After sending a PR with my proposed changes I waited for a couple months until I saw some real activity.

Eric Snow is in charge of the subinterpreters implementations. He found a better more focused solution that was less fragile and took into account what would happen if the interpreter was reinitialized.

In the end I decided to close my PR because Eric's pushed the real solution into a separate PR.

I think it would have been cool to ship code to be included in all python interpreters around the world. But I'm happy my analysis helped solve the issue.

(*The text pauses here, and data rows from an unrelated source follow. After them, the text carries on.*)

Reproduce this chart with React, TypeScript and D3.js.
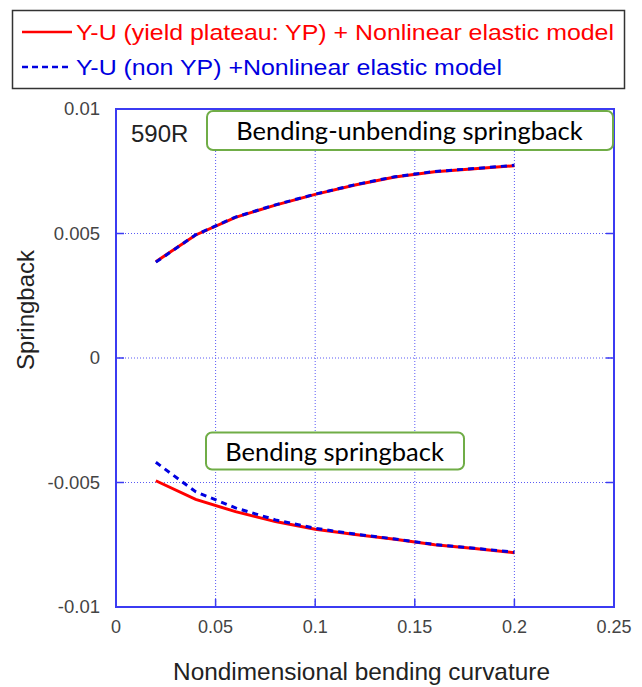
import React from "react";
import * as d3 from "d3";

const curvature = [0.02, 0.04, 0.06, 0.08, 0.1, 0.12, 0.14, 0.16, 0.18, 0.2];
const unbendYP = [0.00387, 0.00494, 0.00565, 0.00614, 0.00657, 0.00695, 0.00727, 0.00748, 0.0076, 0.00772];
const unbendNonYP = [0.00385, 0.00495, 0.00566, 0.00615, 0.00658, 0.00696, 0.00728, 0.00749, 0.00761, 0.00774];
const bendYP = [-0.00493, -0.00568, -0.00617, -0.00657, -0.00688, -0.00709, -0.00728, -0.0075, -0.00765, -0.00782];
const bendNonYP = [-0.00419, -0.00537, -0.00602, -0.0065, -0.00684, -0.00707, -0.00727, -0.00749, -0.00764, -0.0078];

const xTicks = [0, 0.05, 0.1, 0.15, 0.2, 0.25];
const xTickLabels = ["0", "0.05", "0.1", "0.15", "0.2", "0.25"];
const yTicks = [0.01, 0.005, 0, -0.005, -0.01];
const yTickLabels = ["0.01", "0.005", "0", "-0.005", "-0.01"];

const legendLabels = [
  "Y-U (yield plateau: YP) + Nonlinear elastic model",
  "Y-U (non YP) +Nonlinear elastic model",
];

const W = 642;
const H = 687;
const L = 116, R = 614, T = 109, B = 607;

export default function App() {
  const x = d3.scaleLinear().domain([0, 0.25]).range([L, R]);
  const y = d3.scaleLinear().domain([-0.01, 0.01]).range([B, T]);
  const line = (vals: number[]) =>
    d3.line<number>().x((_, i) => x(curvature[i])).y((v) => y(v))(vals) || "";
  const frame = "#3b3bf2";
  const grid = "#5a5af5";
  const red = "#ff0000";
  const blue = "#0000e0";
  const tickCol = "#444";
  const font = "'Liberation Sans', Arial, sans-serif";
  const boxFont = "Lato, 'Open Sans', sans-serif";

  return (
    <svg width={W} height={H} style={{ position: "absolute", left: 0, top: 0, background: "#fff" }}>
      <rect x={0} y={0} width={W} height={H} fill="#fff" />
      {/* Legend */}
      <rect x={12.5} y={10.5} width={612} height={78} fill="#fff" stroke="#333" strokeWidth={1.5} />
      <line x1={22} x2={72} y1={32} y2={32} stroke={red} strokeWidth={2.5} />
      <text x={76} y={40} fill={red} fontFamily={font} fontSize={22} textLength={538} lengthAdjust="spacingAndGlyphs">
        {legendLabels[0]}
      </text>
      <line x1={22} x2={72} y1={67} y2={67} stroke={blue} strokeWidth={2.5} strokeDasharray="6 4" />
      <text x={76} y={75} fill={blue} fontFamily={font} fontSize={22} textLength={426} lengthAdjust="spacingAndGlyphs">
        {legendLabels[1]}
      </text>

      {/* Grid */}
      {xTicks.slice(1, -1).map((t) => (
        <line key={"gx" + t} x1={x(t)} x2={x(t)} y1={T} y2={B} stroke={grid} strokeWidth={1} strokeDasharray="1 2" />
      ))}
      {yTicks.slice(1, -1).map((t) => (
        <line key={"gy" + t} x1={L} x2={R} y1={y(t)} y2={y(t)} stroke={grid} strokeWidth={1} strokeDasharray="1 2" />
      ))}
      {/* Ticks */}
      {xTicks.map((t) => (
        <g key={"tx" + t}>
          <line x1={x(t)} x2={x(t)} y1={B} y2={B - 8} stroke={frame} strokeWidth={1.5} />
          <line x1={x(t)} x2={x(t)} y1={T} y2={T + 8} stroke={frame} strokeWidth={1.5} />
        </g>
      ))}
      {yTicks.map((t) => (
        <g key={"ty" + t}>
          <line x1={L} x2={L + 8} y1={y(t)} y2={y(t)} stroke={frame} strokeWidth={1.5} />
          <line x1={R} x2={R - 8} y1={y(t)} y2={y(t)} stroke={frame} strokeWidth={1.5} />
        </g>
      ))}

      {/* Data */}
      <path d={line(unbendYP)} fill="none" stroke={red} strokeWidth={3} />
      <path d={line(bendYP)} fill="none" stroke={red} strokeWidth={3} />
      <path d={line(unbendNonYP)} fill="none" stroke={blue} strokeWidth={3} strokeDasharray="6 5" />
      <path d={line(bendNonYP)} fill="none" stroke={blue} strokeWidth={3} strokeDasharray="6 5" />

      {/* Frame */}
      <rect x={L} y={T} width={R - L} height={B - T} fill="none" stroke={frame} strokeWidth={2} />

      {/* Tick labels */}
      {yTicks.map((t, i) => (
        <text key={"yl" + t} x={100} y={y(t) + 6} textAnchor="end" fill={tickCol} fontFamily={font} fontSize={18.5}>
          {yTickLabels[i]}
        </text>
      ))}
      {xTicks.map((t, i) => (
        <text key={"xl" + t} x={x(t)} y={633} textAnchor="middle" fill={tickCol} fontFamily={font} fontSize={18}>
          {xTickLabels[i]}
        </text>
      ))}

      {/* Axis titles */}
      <text x={361.5} y={680} textAnchor="middle" fill="#222" fontFamily={font} fontSize={24.4}>
        Nondimensional bending curvature
      </text>
      <text transform={`translate(34,310) rotate(-90)`} textAnchor="middle" fill="#222" fontFamily={font} fontSize={24}>
        Springback
      </text>

      {/* 590R */}
      <text x={131} y={142} fill="#222" fontFamily={font} fontSize={24}>
        590R
      </text>

      {/* Annotation boxes */}
      <rect x={207} y={111} width={406} height={39} rx={6} fill="#fff" stroke="#70AD47" strokeWidth={2} />
      <text x={409.5} y={139.5} textAnchor="middle" fill="#000" fontFamily={boxFont} fontSize={25.5}>
        Bending-unbending springback
      </text>
      <rect x={206} y={432.5} width={258} height={37} rx={6} fill="#fff" stroke="#70AD47" strokeWidth={2} />
      <text x={334.5} y={460.5} textAnchor="middle" fill="#000" fontFamily={boxFont} fontSize={25.5}>
        Bending springback
      </text>
    </svg>
  );
}
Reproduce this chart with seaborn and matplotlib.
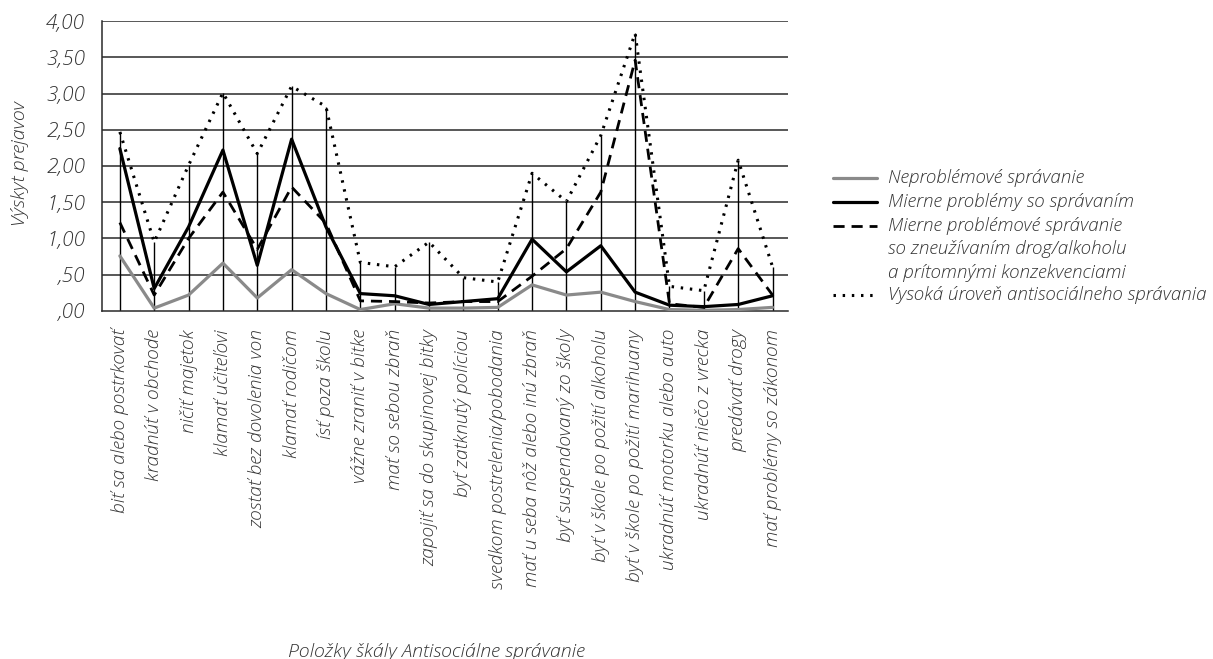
import numpy as np
import pandas as pd
import matplotlib
matplotlib.use('Agg')
import matplotlib.pyplot as plt
from matplotlib.lines import Line2D
import seaborn as sns

# polozky skaly
polozky = ["biť sa alebo postrkovať", "kradnúť v obchode", "ničiť majetok",
           "klamať učiteľovi", "zostať bez dovolenia von", "klamať rodičom",
           "ísť poza školu", "vážne zraniť v bitke", "mať so sebou zbraň",
           "zapojiť sa do skupinovej bitky", "byť zatknutý políciou",
           "svedkom postrelenia/pobodania", "mať u seba nôž alebo inú zbraň",
           "byť suspendovaný zo školy", "byť v škole po požití alkoholu",
           "byť v škole po požití marihuany", "ukradnúť motorku alebo auto",
           "ukradnúť niečo z vrecka", "predávať drogy", "mať problémy so zákonom"]

neproblemove = [0.76, 0.04, 0.22, 0.66, 0.18, 0.57, 0.24, 0.02, 0.10, 0.04,
                0.04, 0.05, 0.36, 0.22, 0.26, 0.13, 0.02, 0.01, 0.02, 0.05]
mierne = [2.24, 0.31, 1.16, 2.22, 0.63, 2.37, 1.16, 0.24, 0.21, 0.09,
          0.13, 0.17, 0.99, 0.54, 0.90, 0.26, 0.08, 0.06, 0.09, 0.21]
mierne_drogy = [1.22, 0.22, 1.00, 1.64, 0.85, 1.71, 1.21, 0.14, 0.13, 0.11,
                0.13, 0.13, 0.48, 0.86, 1.64, 3.46, 0.10, 0.05, 0.86, 0.22]
vysoka = [2.47, 0.95, 2.01, 3.01, 2.17, 3.10, 2.82, 0.67, 0.61, 0.95,
          0.46, 0.40, 1.90, 1.51, 2.42, 3.83, 0.34, 0.28, 2.08, 0.61]

skupiny = ["Neproblémové správanie", "Mierne problémy so správaním",
           "Mierne problémové správanie\nso zneužívaním drog/alkoholu\na prítomnými konzekvenciami",
           "Vysoká úroveň antisociálneho správania"]

y_ticks = [0, 0.5, 1.0, 1.5, 2.0, 2.5, 3.0, 3.5, 4.0]
y_labels = [",00", ",50", "1,00", "1,50", "2,00", "2,50", "3,00", "3,50", "4,00"]

sns.set_style("white")
plt.rcParams['font.family'] = ['Open Sans', 'DejaVu Sans']
plt.rcParams['font.style'] = 'italic'
plt.rcParams['font.weight'] = 'light'
txt = '#333333'

fig = plt.figure(figsize=(12.13, 6.59), dpi=100)
ax = fig.add_axes([102/1213, 1 - 311/659, (788 - 102)/1213, (311 - 21)/659])

poz = np.arange(len(polozky))
df = pd.DataFrame({'x': poz, 'neproblemove': neproblemove, 'mierne': mierne,
                   'mierne_drogy': mierne_drogy, 'vysoka': vysoka})

# grid
for yv in y_ticks[1:]:
    ax.axhline(yv, color='#2a2a2a', lw=1.1, zorder=1)

# drop lines from 0 to max
mx = df[['neproblemove', 'mierne', 'mierne_drogy', 'vysoka']].max(axis=1)
ax.vlines(df['x'], 0, mx, color='black', lw=1.0, zorder=2)

styles = [('neproblemove', '#8a8a8a', '-', 2.3),
          ('mierne', 'black', '-', 2.3),
          ('mierne_drogy', 'black', (0, (4, 2.5)), 2.0),
          ('vysoka', 'black', (0, (0.8, 2.2)), 2.2)]
for col, c, ls, lw in styles:
    sns.lineplot(data=df, x='x', y=col, ax=ax, color=c, lw=lw, zorder=3)
    ax.lines[-1].set_linestyle(ls)

ax.set_xlim(-0.52, len(polozky) - 0.55)
ax.set_ylim(0, 4.0)
ax.set_yticks(y_ticks)
ax.set_yticklabels(y_labels, fontsize=15, color=txt)
ax.set_xticks(poz)
ax.set_xticklabels(polozky, rotation=90, fontsize=13.8, color=txt, va='top', ha='center')
ax.tick_params(axis='x', length=0, pad=13)
ax.tick_params(axis='y', length=7, width=1.1, color='#2a2a2a', pad=5)
for s in ['top', 'right']:
    ax.spines[s].set_visible(False)
ax.spines['left'].set_color('#2a2a2a')
ax.spines['bottom'].set_color('#2a2a2a')
ax.spines['left'].set_linewidth(1.1)
ax.spines['bottom'].set_linewidth(1.1)
ax.set_xlabel('')
ax.set_ylabel('')

fig.text(20/1213, 1 - 164/659, 'Výskyt prejavov', rotation=90, fontsize=14,
         color=txt, ha='center', va='center')
fig.text(436/1213, 1 - 643/659, 'Položky škály Antisociálne správanie',
         fontsize=14, color=txt, ha='center', va='top')

# legenda
riadky = [178, 202, 226, 295]
for (col, c, ls, lw), lab, yp in zip(styles, skupiny, riadky):
    yy = 1 - yp/659
    fig.add_artist(Line2D([833/1213, 877/1213], [yy, yy], color=c, lw=lw, linestyle=ls))
    for k, riadok in enumerate(lab.split('\n')):
        fig.text(888/1213, 1 - (yp + k*23.3)/659, riadok, fontsize=13.5, color=txt,
                 ha='left', va='center')

fig.savefig('out.png', dpi=100)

In Python 3.12.5 the fix was released: https://docs.python.org/release/3.12.5/whatsnew/changelog.html#core-and-builtins

Thanks!

I wanted to say thanks again to all Python contributors that helped get this solved. From my experience I felt welcome by the community and that they cared about the time and effort I put in.

I would say it was a great experience that I hope to repeat. And my cheers go to the Python community for setting up such an easy to follow process.